A notable innovation was the introduction of printing technology, albeit limited in scope. Surviving woodblocks and early printed texts, some bearing the faint aroma of lampblack ink, facilitated the wider dissemination of Buddhist scriptures and administrative documents. This technological shift had structural consequences: it enabled the standardization of religious doctrine and bureaucratic procedure, gradually diminishing the reliance on laboriously hand-copied manuscripts and empowering a new cadre of literate officials and monks.

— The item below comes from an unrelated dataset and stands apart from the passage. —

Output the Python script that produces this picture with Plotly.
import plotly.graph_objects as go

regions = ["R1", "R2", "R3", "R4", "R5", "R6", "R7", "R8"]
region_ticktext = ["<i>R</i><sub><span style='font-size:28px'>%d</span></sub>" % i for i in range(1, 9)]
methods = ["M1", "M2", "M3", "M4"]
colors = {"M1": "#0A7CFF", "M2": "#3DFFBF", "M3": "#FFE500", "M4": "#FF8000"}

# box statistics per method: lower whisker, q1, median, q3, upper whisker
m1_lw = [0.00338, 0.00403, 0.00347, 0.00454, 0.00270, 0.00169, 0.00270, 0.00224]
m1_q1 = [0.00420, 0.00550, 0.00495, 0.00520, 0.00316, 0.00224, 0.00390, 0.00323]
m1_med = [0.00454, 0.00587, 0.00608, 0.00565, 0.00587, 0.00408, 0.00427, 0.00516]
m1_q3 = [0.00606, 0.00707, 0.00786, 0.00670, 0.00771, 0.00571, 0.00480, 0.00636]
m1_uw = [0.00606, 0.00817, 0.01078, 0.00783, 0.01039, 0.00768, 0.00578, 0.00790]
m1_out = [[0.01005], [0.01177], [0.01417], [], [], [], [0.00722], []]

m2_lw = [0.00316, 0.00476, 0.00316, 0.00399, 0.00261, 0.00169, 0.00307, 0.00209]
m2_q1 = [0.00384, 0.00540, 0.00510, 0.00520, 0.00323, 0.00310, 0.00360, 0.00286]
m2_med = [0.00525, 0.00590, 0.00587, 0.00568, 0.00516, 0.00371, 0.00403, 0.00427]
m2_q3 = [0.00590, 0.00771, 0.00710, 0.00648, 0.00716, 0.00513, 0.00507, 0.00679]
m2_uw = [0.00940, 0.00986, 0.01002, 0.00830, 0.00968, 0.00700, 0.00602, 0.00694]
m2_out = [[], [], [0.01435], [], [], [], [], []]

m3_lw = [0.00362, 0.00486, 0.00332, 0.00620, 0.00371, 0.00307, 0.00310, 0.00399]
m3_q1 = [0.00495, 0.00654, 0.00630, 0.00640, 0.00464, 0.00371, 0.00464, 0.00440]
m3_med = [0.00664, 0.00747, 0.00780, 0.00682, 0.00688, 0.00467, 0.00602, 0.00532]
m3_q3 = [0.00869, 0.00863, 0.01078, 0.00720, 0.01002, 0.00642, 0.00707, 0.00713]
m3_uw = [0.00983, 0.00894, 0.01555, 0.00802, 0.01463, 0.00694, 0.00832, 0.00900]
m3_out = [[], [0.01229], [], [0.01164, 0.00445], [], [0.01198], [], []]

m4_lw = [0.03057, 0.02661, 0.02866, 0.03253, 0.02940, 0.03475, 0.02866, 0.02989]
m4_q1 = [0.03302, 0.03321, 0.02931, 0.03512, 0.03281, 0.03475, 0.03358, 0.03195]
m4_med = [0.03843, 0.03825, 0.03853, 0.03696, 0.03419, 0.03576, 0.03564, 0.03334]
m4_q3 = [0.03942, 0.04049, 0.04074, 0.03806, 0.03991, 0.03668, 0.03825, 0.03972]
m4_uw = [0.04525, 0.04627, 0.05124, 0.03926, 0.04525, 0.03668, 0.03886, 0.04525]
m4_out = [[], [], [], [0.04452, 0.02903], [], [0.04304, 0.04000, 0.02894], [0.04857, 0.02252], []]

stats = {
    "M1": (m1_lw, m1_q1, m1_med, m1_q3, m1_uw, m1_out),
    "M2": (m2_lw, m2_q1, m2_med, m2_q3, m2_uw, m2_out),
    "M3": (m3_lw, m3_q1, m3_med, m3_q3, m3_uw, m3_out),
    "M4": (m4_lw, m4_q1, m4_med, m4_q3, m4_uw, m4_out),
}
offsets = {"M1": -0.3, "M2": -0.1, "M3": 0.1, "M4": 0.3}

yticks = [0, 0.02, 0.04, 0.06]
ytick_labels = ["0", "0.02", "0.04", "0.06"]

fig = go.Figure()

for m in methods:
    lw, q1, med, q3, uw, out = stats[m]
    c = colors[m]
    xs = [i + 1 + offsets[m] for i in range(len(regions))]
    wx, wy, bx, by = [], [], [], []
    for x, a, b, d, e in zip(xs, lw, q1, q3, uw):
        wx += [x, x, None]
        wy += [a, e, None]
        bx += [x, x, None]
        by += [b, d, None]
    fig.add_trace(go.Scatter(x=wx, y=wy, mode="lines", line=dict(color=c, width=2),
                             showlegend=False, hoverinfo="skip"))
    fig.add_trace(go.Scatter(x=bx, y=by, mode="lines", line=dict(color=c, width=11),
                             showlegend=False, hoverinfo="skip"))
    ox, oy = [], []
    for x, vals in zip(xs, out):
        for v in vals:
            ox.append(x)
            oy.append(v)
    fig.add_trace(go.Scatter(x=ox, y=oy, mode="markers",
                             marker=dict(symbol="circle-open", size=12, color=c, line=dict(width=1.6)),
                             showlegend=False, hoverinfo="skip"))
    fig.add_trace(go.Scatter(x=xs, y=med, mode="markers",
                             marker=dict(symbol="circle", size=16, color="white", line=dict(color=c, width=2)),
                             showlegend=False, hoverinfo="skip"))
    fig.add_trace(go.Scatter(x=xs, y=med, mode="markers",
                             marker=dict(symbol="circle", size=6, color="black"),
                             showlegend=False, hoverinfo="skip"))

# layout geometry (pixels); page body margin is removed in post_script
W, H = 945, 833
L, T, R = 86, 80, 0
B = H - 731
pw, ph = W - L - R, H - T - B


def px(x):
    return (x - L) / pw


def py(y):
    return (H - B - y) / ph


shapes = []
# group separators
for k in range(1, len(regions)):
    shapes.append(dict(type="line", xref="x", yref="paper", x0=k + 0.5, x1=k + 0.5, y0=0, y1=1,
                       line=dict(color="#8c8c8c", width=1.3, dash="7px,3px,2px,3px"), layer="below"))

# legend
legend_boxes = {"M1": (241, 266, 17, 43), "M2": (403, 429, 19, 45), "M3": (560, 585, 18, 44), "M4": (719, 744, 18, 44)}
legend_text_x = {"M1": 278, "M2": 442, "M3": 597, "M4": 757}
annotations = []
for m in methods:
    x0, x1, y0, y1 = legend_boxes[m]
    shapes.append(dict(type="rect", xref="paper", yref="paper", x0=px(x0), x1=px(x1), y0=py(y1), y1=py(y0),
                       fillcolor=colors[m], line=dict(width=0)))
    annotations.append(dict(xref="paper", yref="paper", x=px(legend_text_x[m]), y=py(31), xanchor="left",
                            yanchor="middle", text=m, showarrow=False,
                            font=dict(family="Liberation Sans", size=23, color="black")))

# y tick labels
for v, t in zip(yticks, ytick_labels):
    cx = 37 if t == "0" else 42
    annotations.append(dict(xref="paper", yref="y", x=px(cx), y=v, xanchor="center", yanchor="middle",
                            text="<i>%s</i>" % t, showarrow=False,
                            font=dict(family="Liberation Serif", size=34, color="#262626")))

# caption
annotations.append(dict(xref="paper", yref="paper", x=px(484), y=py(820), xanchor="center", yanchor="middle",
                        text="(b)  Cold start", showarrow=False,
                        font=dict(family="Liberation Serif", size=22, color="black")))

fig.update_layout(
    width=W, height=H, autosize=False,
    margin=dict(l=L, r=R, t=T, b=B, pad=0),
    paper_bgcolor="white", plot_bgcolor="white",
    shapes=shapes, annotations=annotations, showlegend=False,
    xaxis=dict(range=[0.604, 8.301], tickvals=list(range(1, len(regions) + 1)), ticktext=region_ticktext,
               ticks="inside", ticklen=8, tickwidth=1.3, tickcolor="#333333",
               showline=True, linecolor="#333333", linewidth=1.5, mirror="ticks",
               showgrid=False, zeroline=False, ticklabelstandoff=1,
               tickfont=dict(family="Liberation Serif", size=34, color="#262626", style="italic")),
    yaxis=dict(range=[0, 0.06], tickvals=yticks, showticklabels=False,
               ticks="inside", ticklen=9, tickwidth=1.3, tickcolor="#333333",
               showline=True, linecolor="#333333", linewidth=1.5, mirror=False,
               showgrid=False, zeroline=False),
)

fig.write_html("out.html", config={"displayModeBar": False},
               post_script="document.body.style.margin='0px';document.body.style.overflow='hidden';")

Monetary practices evolved to support the expanding economy. Cowrie shells and silver coinage circulated alongside barter in rural areas, with excavation of hoards revealing a mix of local and foreign currency. The state’s periodic minting of its own currency—often inscribed with royal symbols—served to standardize transactions and facilitate the payment of officials and soldiers. The regulation of weights and measures, evidenced by sets of standardized stone and metal weights found in market sites, reflected ongoing efforts to ensure fairness and reliability in trade. Yet records of disputes over coin quality and counterfeiting reveal the persistent challenges of maintaining economic trust.

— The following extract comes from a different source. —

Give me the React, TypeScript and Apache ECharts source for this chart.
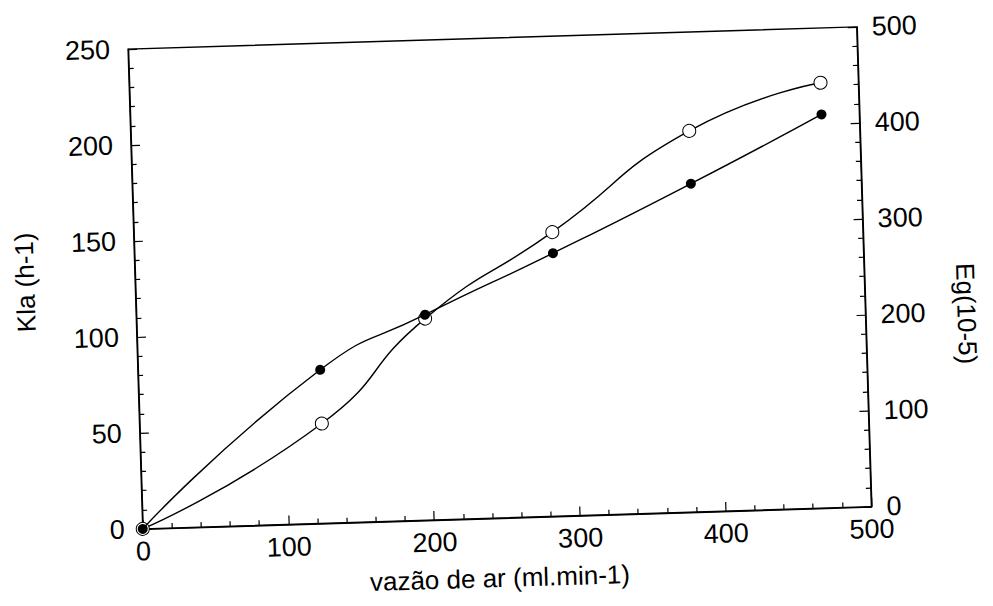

Infrastructure development was another hallmark of the period. Roads and bridges, their remnants sometimes visible as raised embankments or stone piers, connected major settlements and enabled the movement of people, goods, and armies. Ferries and riverboats, reconstructed in part from contemporary illustrations and boat remains, plied the Irrawaddy and its tributaries. The construction of monumental architecture—pagodas, palaces, and monastic complexes—transformed urban landscapes. Archaeological evidence from Mandalay and other capitals reveals the mobilization of vast labor forces and the creation of ancillary industries: brickmaking, carpentry, and stone carving, among others. These projects were not only symbols of royal authority but also engines of social change, providing employment and fostering new forms of urban organization.
The intersection of economic growth, technological progress, and cultural patronage allowed the Konbaung Dynasty to sustain its ambitions and integrate diverse regions. Yet, this prosperity brought new challenges. Managing resource allocation became a source of conflict, particularly as the demands of the central state grew. The pressures of global trade—exacerbated by colonial encroachment and shifting regional alliances—forced the kingdom to adapt its institutions, sometimes hastily and with profound consequences. Archaeological and documentary records from the late Konbaung period reveal increasing fiscal strain, social unrest, and the gradual erosion of royal authority, setting the stage for the epochal transformations that would define its final century.